Староста санатория — бывшая рязанская помещица, а теперь учёный — Ольга Шевелёва по завершении вечера вдруг вышла на сцену и открылась:

— Серёжа, а я ведь тоже рязанская! Ты знаешь наши рязанские песни? Давай споём вместе!

И ещё час, к ликованию собравшихся, Есенин и Шевелёва пели.

Но даже после этого Есенин ничего, кроме чая, пить не стал.

С ним был Приблудный, томился и косился на старшего собрата; но Есенин так и не «развязал».

Оба ушли трезвые, только Есенин умиротворённый, а Приблудный — в лёгкой печали.

…Через час они ушли в загул.

Утром, в праздном похмельном одиночестве мотаясь туда-сюда, Есенин наткнулся на фотоателье, разбудил фотографа, жившего там же, заставил подняться, пойти с ним и сфотографировать его рядом с Пушкиным — с изваянием в Детском Селе.

Вскоре откуда-то появились имажинисты и тоже сфотографировались с Пушкиным и Есениным.

Следом сбежались местные студенты, причём некоторые из них отчего-то были в трусах, и в свою очередь сфотографировались с Пушкиным, Есениным и имажинистами.

Одна из этих фотографий сохранилась.
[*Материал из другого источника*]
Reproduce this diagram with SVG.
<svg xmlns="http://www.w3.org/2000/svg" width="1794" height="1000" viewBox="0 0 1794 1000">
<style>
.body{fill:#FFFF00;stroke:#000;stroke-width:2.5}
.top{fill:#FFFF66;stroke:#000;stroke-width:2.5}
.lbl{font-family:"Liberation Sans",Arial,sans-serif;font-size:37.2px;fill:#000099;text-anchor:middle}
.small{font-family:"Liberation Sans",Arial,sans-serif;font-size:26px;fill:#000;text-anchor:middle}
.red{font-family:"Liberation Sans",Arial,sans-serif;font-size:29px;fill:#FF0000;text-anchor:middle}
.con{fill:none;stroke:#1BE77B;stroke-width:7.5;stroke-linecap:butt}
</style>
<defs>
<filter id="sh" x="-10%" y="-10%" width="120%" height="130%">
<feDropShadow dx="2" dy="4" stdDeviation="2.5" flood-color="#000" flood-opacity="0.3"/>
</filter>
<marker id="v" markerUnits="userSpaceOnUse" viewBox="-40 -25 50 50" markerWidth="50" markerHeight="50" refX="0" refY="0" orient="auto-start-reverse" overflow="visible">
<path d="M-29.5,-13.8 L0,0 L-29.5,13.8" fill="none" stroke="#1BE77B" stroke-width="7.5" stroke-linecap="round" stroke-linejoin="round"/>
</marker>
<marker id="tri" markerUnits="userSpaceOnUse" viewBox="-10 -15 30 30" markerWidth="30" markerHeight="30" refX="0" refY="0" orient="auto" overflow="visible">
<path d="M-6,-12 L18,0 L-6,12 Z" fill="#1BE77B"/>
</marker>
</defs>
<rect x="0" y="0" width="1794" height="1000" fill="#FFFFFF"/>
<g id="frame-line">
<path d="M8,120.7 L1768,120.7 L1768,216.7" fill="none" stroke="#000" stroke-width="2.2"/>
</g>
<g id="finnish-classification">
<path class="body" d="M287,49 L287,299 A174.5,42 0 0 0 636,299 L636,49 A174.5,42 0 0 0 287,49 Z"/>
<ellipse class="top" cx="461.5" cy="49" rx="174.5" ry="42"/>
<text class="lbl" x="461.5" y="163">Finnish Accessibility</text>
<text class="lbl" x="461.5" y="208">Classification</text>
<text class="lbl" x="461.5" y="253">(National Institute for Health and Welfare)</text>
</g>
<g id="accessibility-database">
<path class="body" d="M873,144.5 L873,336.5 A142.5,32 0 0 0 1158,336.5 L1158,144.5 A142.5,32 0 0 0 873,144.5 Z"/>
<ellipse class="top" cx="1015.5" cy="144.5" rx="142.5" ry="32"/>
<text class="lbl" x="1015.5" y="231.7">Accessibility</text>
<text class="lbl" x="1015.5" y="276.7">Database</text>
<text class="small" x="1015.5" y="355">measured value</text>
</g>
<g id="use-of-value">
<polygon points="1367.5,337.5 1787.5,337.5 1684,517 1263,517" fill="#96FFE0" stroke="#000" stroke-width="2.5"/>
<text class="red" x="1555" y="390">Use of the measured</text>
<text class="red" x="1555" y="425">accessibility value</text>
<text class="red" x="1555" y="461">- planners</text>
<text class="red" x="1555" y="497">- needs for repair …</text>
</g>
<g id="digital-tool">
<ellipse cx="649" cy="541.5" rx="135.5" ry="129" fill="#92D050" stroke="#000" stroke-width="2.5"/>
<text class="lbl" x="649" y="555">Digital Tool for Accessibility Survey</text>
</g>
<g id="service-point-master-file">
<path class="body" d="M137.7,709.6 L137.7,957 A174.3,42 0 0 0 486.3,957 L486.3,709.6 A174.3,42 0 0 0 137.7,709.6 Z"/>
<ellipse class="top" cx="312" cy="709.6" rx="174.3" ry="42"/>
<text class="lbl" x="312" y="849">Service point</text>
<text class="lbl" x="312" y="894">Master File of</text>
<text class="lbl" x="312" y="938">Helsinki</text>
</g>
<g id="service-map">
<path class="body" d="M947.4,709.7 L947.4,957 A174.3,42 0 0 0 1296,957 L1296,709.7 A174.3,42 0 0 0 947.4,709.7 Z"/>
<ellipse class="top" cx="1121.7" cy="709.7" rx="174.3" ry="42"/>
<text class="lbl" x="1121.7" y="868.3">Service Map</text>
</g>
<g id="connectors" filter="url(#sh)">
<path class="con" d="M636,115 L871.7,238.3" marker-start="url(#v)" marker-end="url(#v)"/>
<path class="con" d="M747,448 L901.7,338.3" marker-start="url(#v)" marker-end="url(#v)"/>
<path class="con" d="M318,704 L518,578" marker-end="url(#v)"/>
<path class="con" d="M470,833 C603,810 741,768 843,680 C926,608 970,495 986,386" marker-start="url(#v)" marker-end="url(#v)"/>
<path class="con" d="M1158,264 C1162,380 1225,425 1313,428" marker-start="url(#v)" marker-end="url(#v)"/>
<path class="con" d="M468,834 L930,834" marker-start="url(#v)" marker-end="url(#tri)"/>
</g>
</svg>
Есенин на ней явно под градусом, но хотя бы одет и даже с тростью, в то время как ещё двое позируют натурально без штанов.
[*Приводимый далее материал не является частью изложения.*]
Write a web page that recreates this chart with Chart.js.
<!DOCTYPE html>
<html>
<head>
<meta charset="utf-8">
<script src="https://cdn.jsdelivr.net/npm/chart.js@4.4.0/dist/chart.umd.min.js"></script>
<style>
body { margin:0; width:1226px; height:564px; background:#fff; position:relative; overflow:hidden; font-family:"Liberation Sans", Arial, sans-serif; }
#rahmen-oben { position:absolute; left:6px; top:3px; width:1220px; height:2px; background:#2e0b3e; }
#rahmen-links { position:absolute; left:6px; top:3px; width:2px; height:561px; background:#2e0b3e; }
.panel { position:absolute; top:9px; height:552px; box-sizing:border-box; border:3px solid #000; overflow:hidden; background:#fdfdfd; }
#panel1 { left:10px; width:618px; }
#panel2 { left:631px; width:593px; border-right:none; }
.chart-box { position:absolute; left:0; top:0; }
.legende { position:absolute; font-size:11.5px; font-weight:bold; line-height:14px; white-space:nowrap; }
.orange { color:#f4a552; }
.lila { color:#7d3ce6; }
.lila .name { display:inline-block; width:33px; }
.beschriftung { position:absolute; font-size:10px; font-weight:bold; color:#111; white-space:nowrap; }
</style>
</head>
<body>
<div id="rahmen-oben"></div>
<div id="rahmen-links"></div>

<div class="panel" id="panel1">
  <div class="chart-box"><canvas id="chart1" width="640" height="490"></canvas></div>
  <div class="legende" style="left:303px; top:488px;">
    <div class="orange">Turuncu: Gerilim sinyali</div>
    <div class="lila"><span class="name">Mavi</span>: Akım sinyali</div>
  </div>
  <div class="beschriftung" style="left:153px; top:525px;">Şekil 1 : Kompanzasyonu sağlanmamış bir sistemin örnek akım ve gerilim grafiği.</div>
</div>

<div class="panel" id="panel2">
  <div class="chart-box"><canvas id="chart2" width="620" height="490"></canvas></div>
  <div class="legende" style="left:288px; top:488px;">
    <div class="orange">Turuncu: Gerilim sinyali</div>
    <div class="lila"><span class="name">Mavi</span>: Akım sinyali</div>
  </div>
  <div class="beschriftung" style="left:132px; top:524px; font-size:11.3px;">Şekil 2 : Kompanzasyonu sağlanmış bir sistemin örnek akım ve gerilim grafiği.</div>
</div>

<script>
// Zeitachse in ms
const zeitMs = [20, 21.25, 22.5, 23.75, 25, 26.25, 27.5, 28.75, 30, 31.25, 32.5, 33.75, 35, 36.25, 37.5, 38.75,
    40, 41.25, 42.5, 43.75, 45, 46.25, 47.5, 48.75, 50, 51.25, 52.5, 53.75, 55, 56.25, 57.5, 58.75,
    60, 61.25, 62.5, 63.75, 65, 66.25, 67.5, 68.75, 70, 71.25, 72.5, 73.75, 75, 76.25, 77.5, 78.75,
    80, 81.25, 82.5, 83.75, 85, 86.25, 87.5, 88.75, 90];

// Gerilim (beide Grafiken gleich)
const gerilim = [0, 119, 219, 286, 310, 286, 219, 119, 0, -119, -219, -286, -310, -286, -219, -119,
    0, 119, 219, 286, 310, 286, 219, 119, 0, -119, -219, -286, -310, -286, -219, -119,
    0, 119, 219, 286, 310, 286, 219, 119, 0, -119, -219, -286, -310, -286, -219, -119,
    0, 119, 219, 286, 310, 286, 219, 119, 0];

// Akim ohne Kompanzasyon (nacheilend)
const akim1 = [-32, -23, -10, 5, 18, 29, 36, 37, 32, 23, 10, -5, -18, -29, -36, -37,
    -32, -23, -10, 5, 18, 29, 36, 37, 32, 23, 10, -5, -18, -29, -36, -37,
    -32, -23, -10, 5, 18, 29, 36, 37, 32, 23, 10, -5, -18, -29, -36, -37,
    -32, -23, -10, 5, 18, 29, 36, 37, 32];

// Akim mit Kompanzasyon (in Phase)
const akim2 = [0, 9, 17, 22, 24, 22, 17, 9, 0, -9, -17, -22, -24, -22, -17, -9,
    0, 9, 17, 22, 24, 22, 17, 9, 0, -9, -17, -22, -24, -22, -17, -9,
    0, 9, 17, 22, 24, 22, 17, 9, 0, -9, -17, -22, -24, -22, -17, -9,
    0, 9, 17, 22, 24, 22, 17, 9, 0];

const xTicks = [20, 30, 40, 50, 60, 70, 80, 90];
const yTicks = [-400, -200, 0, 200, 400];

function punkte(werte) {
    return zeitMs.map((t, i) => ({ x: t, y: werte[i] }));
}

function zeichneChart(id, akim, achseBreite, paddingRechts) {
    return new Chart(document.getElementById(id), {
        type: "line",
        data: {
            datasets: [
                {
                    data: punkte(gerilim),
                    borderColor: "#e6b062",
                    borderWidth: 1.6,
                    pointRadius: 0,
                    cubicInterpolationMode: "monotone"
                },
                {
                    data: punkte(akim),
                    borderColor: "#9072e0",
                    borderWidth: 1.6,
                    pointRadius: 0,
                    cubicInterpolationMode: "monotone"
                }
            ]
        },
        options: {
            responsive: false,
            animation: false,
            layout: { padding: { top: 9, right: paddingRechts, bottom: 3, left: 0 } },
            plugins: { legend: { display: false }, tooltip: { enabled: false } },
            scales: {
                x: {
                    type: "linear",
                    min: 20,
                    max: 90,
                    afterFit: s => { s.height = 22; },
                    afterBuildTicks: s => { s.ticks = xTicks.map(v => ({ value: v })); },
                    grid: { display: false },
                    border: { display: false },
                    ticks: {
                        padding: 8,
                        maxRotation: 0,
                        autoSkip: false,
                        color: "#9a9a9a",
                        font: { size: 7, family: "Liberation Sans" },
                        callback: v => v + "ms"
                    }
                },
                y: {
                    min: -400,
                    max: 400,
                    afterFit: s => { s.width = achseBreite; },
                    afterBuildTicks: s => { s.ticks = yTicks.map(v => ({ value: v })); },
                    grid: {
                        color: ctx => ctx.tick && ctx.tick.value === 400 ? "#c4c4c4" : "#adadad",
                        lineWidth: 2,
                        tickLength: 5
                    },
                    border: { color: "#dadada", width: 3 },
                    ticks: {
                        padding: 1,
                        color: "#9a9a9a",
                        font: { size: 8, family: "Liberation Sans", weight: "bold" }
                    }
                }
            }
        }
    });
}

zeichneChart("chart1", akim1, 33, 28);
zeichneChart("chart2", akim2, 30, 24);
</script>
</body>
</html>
И, конечно же, вскоре пошли слухи, что это он, Есенин, голый фотографировался с Пушкиным!

Между тем когда фотограф предложил Есенину рядом с Пушкиным сесть на лавочку, тот ответил: «В присутствии Пушкина я могу только стоять».

И не сел.

* * *

Тема «есенинских собутыльников», которые якобы затянули его в пропасть, постоянно возникает, но если попытаться понять, кто, собственно, имеется в виду, неизбежно возникнут сложности.

То, что Мариенгоф, Шершеневич и даже Кусиков этими собутыльниками не были, мы уже выяснили. Напомним: даже Кусиков — и тот страдал от есенинских загулов, ритм которых выдержать был не в состоянии.

Иван Грузинов — не из породы алкоголиков и балагуров.

Матвей Ройзман и Николай Эрдман — отнюдь не пьяницы.

Рюрик Ивнев — тем более.

Может, его знакомые большевики спаивали?